9-Million-Buck Bungalow -- For Sale: Medina Home, 6 Br, 11 Ba, Gym

Is the Seattle area ready for luxury estates selling for $45 million?

No one knows for sure, but we may soon find out.

Medina inventor and industrialist Peter La Haye and his wife, Sandy, are asking $45 million for their 30,000-square-foot home on a 5-acre waterfront estate just down the road from Bill Gates.

If the couple get anything close to their asking price, it would be among the priciest home sales in U.S. history. The highest ever paid anywhere in the United States is believed to be $50 million, The Wall Street Journal reported yesterday.

No Puget Sound area home has ever been listed for sale at that higher price.

The price falls short of the $53 million assessed valuation of Gates' house.

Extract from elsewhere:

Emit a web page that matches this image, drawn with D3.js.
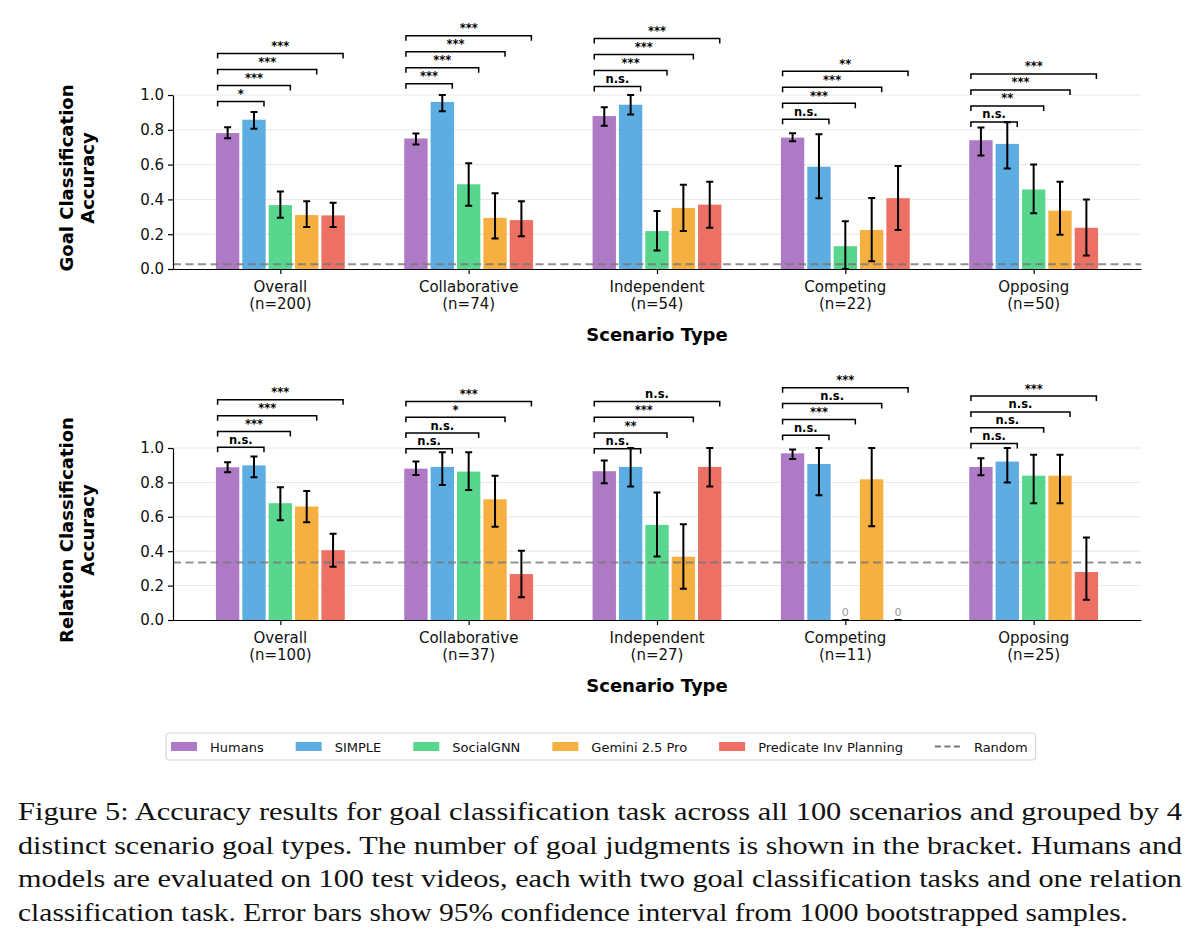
<!DOCTYPE html>
<html>
<head>
<meta charset="utf-8">
<script src="https://cdn.jsdelivr.net/npm/d3@7"></script>
<style>
  body { margin: 0; background: #fff; }
</style>
</head>
<body>
<div id="chart"></div>
<script>
// scenario groups and judgment counts
const categories = ['Overall', 'Collaborative', 'Independent', 'Competing', 'Opposing'];
const goalCounts = [200, 74, 54, 22, 50];
const relationCounts = [100, 37, 27, 11, 25];

const models = ['Humans', 'SIMPLE', 'SocialGNN', 'Gemini 2.5 Pro', 'Predicate Inv Planning'];
const modelColors = ['#af7ac5', '#5dade2', '#58d68d', '#f5b041', '#ec7063'];

// goal classification accuracy, one row per scenario group (models in order)
const goalMean = [
  [0.781, 0.858, 0.367, 0.310, 0.308],
  [0.750, 0.960, 0.487, 0.294, 0.281],
  [0.879, 0.944, 0.218, 0.351, 0.370],
  [0.755, 0.588, 0.131, 0.224, 0.407],
  [0.740, 0.719, 0.457, 0.335, 0.237]
];
const goalLow = [
  [0.752, 0.806, 0.294, 0.242, 0.242],
  [0.715, 0.906, 0.363, 0.175, 0.188],
  [0.823, 0.888, 0.106, 0.218, 0.237],
  [0.734, 0.407, 0.000, 0.044, 0.224],
  [0.653, 0.578, 0.320, 0.197, 0.077]
];
const goalHigh = [
  [0.815, 0.902, 0.446, 0.390, 0.381],
  [0.779, 1.000, 0.608, 0.435, 0.390],
  [0.929, 1.000, 0.333, 0.484, 0.501],
  [0.780, 0.775, 0.274, 0.408, 0.592],
  [0.813, 0.844, 0.601, 0.501, 0.399]
];
// significance of Humans vs each model
const goalSig = [
  ['*', '***', '***', '***'],
  ['***', '***', '***', '***'],
  ['n.s.', '***', '***', '***'],
  ['n.s.', '***', '***', '**'],
  ['n.s.', '**', '***', '***']
];
const goalChance = 0.028;

// relation classification accuracy
const relationMean = [
  [0.888, 0.899, 0.679, 0.660, 0.406],
  [0.880, 0.890, 0.863, 0.702, 0.267],
  [0.865, 0.890, 0.553, 0.368, 0.890],
  [0.969, 0.907, 0.000, 0.818, 0.000],
  [0.890, 0.921, 0.839, 0.839, 0.279]
];
const relationLow = [
  [0.859, 0.830, 0.580, 0.569, 0.309],
  [0.843, 0.785, 0.756, 0.542, 0.132],
  [0.795, 0.776, 0.369, 0.182, 0.776],
  [0.936, 0.725, 0.000, 0.545, 0.000],
  [0.841, 0.799, 0.679, 0.679, 0.118]
];
const relationHigh = [
  [0.917, 0.950, 0.772, 0.750, 0.501],
  [0.921, 0.975, 0.975, 0.839, 0.402],
  [0.928, 1.000, 0.741, 0.557, 1.000],
  [0.992, 1.000, 0.000, 1.000, 0.000],
  [0.940, 1.000, 0.961, 0.961, 0.480]
];
const relationSig = [
  ['n.s.', '***', '***', '***'],
  ['n.s.', 'n.s.', '*', '***'],
  ['n.s.', '**', '***', 'n.s.'],
  ['n.s.', '***', 'n.s.', '***'],
  ['n.s.', 'n.s.', 'n.s.', '***']
];
const relationChance = 0.335;

const yTicks = [0, 0.2, 0.4, 0.6, 0.8, 1.0];

const captionLines = [
  'Figure 5:  Accuracy results for goal classification task across all 100 scenarios and grouped by 4',
  'distinct scenario goal types. The number of goal judgments is shown in the bracket. Humans and',
  'models are evaluated on 100 test videos, each with two goal classification tasks and one relation',
  'classification task. Error bars show 95% confidence interval from 1000 bootstrapped samples.'
];

const width = 1200, height = 945;
const svg = d3.select('#chart').append('svg')
  .attr('width', width)
  .attr('height', height)
  .style('font-family', '"DejaVu Sans", sans-serif');

svg.append('rect').attr('width', width).attr('height', height).attr('fill', '#fff');

const x = d3.scaleLinear().domain([-0.57, 4.57]).range([173, 1141]);
const barStep = 0.14;
const barW = x(barStep) - x(0) - 3;
const offset = i => (i - 2) * barStep;

function drawPanel(cfg) {
  const y = d3.scaleLinear().domain([0, 1]).range([cfg.bottom, cfg.top]);
  const g = svg.append('g');

  // grid
  g.append('g').selectAll('line')
    .data(yTicks.slice(1))
    .join('line')
    .attr('x1', x.range()[0]).attr('x2', x.range()[1])
    .attr('y1', d => y(d)).attr('y2', d => y(d))
    .attr('stroke', '#e8e8e8').attr('stroke-width', 1);

  const flat = [];
  categories.forEach((c, ci) => {
    models.forEach((m, mi) => {
      flat.push({ ci, mi, v: cfg.mean[ci][mi], lo: cfg.low[ci][mi], hi: cfg.high[ci][mi] });
    });
  });

  // bars
  g.append('g').selectAll('rect')
    .data(flat)
    .join('rect')
    .attr('x', d => x(d.ci + offset(d.mi)) - barW / 2)
    .attr('width', barW)
    .attr('y', d => y(d.v))
    .attr('height', d => y(0) - y(d.v))
    .attr('fill', d => modelColors[d.mi]);

  // zero labels
  g.append('g').selectAll('text')
    .data(flat.filter(d => d.v === 0))
    .join('text')
    .attr('x', d => x(d.ci + offset(d.mi)))
    .attr('y', y(0) - 4)
    .attr('text-anchor', 'middle')
    .attr('font-size', 11)
    .attr('fill', '#999')
    .text('0');

  // chance line
  g.append('line')
    .attr('x1', x.range()[0]).attr('x2', x.range()[1])
    .attr('y1', y(cfg.chance)).attr('y2', y(cfg.chance))
    .attr('stroke', '#777').attr('stroke-opacity', 0.8)
    .attr('stroke-width', 2).attr('stroke-dasharray', '8,4.5');

  // error bars
  const eb = g.append('g').attr('stroke', '#000').attr('stroke-width', 2);
  eb.selectAll('path')
    .data(flat)
    .join('path')
    .attr('fill', 'none')
    .attr('d', d => {
      const cx = x(d.ci + offset(d.mi)), y1 = y(d.lo), y2 = y(d.hi);
      return `M${cx},${y1}L${cx},${y2}M${cx - 3.5},${y1}L${cx + 3.5},${y1}M${cx - 3.5},${y2}L${cx + 3.5},${y2}`;
    });

  // axes
  g.append('g')
    .attr('transform', `translate(${x.range()[0]},0)`)
    .call(d3.axisLeft(y).tickValues(yTicks).tickFormat(d3.format('.1f')).tickSize(5).tickSizeOuter(0).tickPadding(4))
    .call(a => a.selectAll('text').attr('font-size', 15).attr('fill', '#111').attr('font-family', '"DejaVu Sans"'))
    .call(a => a.selectAll('line,path').attr('stroke', '#000').attr('stroke-width', 1.2));

  g.append('g')
    .attr('transform', `translate(0,${y(0)})`)
    .call(d3.axisBottom(x).tickValues(d3.range(categories.length)).tickFormat('').tickSize(5).tickSizeOuter(0))
    .call(a => a.selectAll('line,path').attr('stroke', '#000').attr('stroke-width', 1.2));

  const lab = g.append('g').selectAll('text')
    .data(categories)
    .join('text')
    .attr('text-anchor', 'middle')
    .attr('font-size', 15)
    .attr('fill', '#111');
  lab.append('tspan').attr('x', (d, i) => x(i)).attr('y', y(0) + 23).text(d => d);
  lab.append('tspan').attr('x', (d, i) => x(i)).attr('y', y(0) + 40).text((d, i) => `(n=${cfg.counts[i]})`);

  g.append('text')
    .attr('x', (x.range()[0] + x.range()[1]) / 2)
    .attr('y', y(0) + 72)
    .attr('text-anchor', 'middle')
    .attr('font-size', 18).attr('font-weight', 'bold')
    .text('Scenario Type');

  const yt = g.append('text')
    .attr('transform', `translate(0,${(cfg.top + cfg.bottom) / 2 - 4}) rotate(-90)`)
    .attr('text-anchor', 'middle')
    .attr('font-size', 18).attr('font-weight', 'bold');
  yt.append('tspan').attr('x', 0).attr('y', 73).text(cfg.title);
  yt.append('tspan').attr('x', 0).attr('y', 94).text('Accuracy');

  // significance brackets, Humans vs each model
  const br = [];
  categories.forEach((c, ci) => {
    const base = d3.max(cfg.mean[ci]) + 0.105;
    cfg.sig[ci].forEach((s, k) => {
      br.push({ ci, k, s, yv: base + k * 0.092 });
    });
  });
  const bg = g.append('g').selectAll('g').data(br).join('g');
  bg.append('path')
    .attr('fill', 'none').attr('stroke', '#000').attr('stroke-width', 1.5)
    .attr('d', d => {
      const x1 = x(d.ci + offset(0)) - 10, x2 = x(d.ci + offset(d.k + 1)) + 10, yy = y(d.yv);
      return `M${x1},${yy + 5}L${x1},${yy}L${x2},${yy}L${x2},${yy + 5}`;
    });
  bg.append('text')
    .attr('x', d => (x(d.ci + offset(0)) + x(d.ci + offset(d.k + 1))) / 2)
    .attr('y', d => y(d.yv) - 3.5)
    .attr('text-anchor', 'middle')
    .attr('font-size', 11.5).attr('font-weight', 'bold')
    .attr('fill', '#000')
    .text(d => d.s);
}

drawPanel({ top: 95, bottom: 269, mean: goalMean, low: goalLow, high: goalHigh, sig: goalSig,
  chance: goalChance, counts: goalCounts, title: 'Goal Classification' });
drawPanel({ top: 448, bottom: 620, mean: relationMean, low: relationLow, high: relationHigh, sig: relationSig,
  chance: relationChance, counts: relationCounts, title: 'Relation Classification' });

// legend
const legend = svg.append('g');
const legendBox = legend.append('rect')
  .attr('x', 166).attr('y', 733).attr('height', 27).attr('rx', 3)
  .attr('fill', '#fff').attr('stroke', '#d0d0d0').attr('stroke-width', 1);
const legendItems = models.map((m, i) => ({ label: m, color: modelColors[i], dash: false }))
  .concat([{ label: 'Random', color: '#777', dash: true }]);
let lx = 171;
legendItems.forEach(it => {
  if (it.dash) {
    legend.append('line').attr('x1', lx).attr('x2', lx + 26).attr('y1', 746.5).attr('y2', 746.5)
      .attr('stroke', it.color).attr('stroke-width', 2).attr('stroke-dasharray', '6,3.5');
  } else {
    legend.append('rect').attr('x', lx).attr('y', 742).attr('width', 26).attr('height', 9).attr('fill', it.color);
  }
  const t = legend.append('text').attr('x', lx + 39).attr('y', 751.5)
    .attr('font-size', 13).attr('fill', '#111').text(it.label);
  lx += 39 + t.node().getComputedTextLength() + 32;
});
legendBox.attr('width', lx - 32 + 8 - 166);

// caption
const cap = svg.append('g').attr('font-family', '"Liberation Serif", serif').attr('font-size', 26).attr('fill', '#111');
const capLen = [1164, 1164, 1164, 1110];
captionLines.forEach((s, i) => {
  cap.append('text')
    .attr('x', 18).attr('y', 820 + i * 33.5)
    .attr('textLength', capLen[i]).attr('lengthAdjust', 'spacingAndGlyphs')
    .text(s);
});
</script>
</body>
</html>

But in a region still coming to terms with the first few homes breaking the $10 million barrier, it's a startling phenomenon.

"It's off the chart," said Joseph Brazen, owner of the Brazen Group, which sells homes in the "Gold Coast" of Medina, Hunts Point and the west side of Bellevue.

The La Haye property carries an assessed valuation of $16.3 million.

The upper end of the real-estate market broke the $10-million barrier two years ago when former Bayliner executive Don Saunders sold his 1,100-acre Lake Stevens estate for $11 million.

This is happening at a time when the median home price in King County leaped to $216,500 last month, up $30,500 or 16.4 percent from a year earlier.

The La Hayes' stone house, built in 1988, mixes elements of such styles as English Tudor, French chateaux and Scottish hunting lodges. It has 372 feet of waterfront, a guest house, caretaker's house, 114-foot dock and greenhouse.

The main house has six bedrooms, 11 full or partial bathrooms, an indoor pool and gym and 14 fireplaces.

"I could parallel park a Suburban in the fireplace of the living room," said a real estate agent familiar with the property.

Custom-designed for the La Hayes, the house features hand-hewn posts and beams, a hand-carved door, slate roof, and terra-cotta tile flooring.

Peter La Haye, a high-school dropout from Toronto, made his fortune producing implantable lenses for cataract patients, a diet supplement designed to ward off degenerative eye disorders, and stick-on reading lenses for sunglasses. He is the owner-operator of Redmond-based La Haye Laboratories and Neoptx.

The La Hayes are looking to downsize, said John Brian Losh, owner of the listing agency, Ewing & Clark.

Losh says the owners are ready for what could be a long wait to sell the property. Very expensive homes sometimes take several years to sell.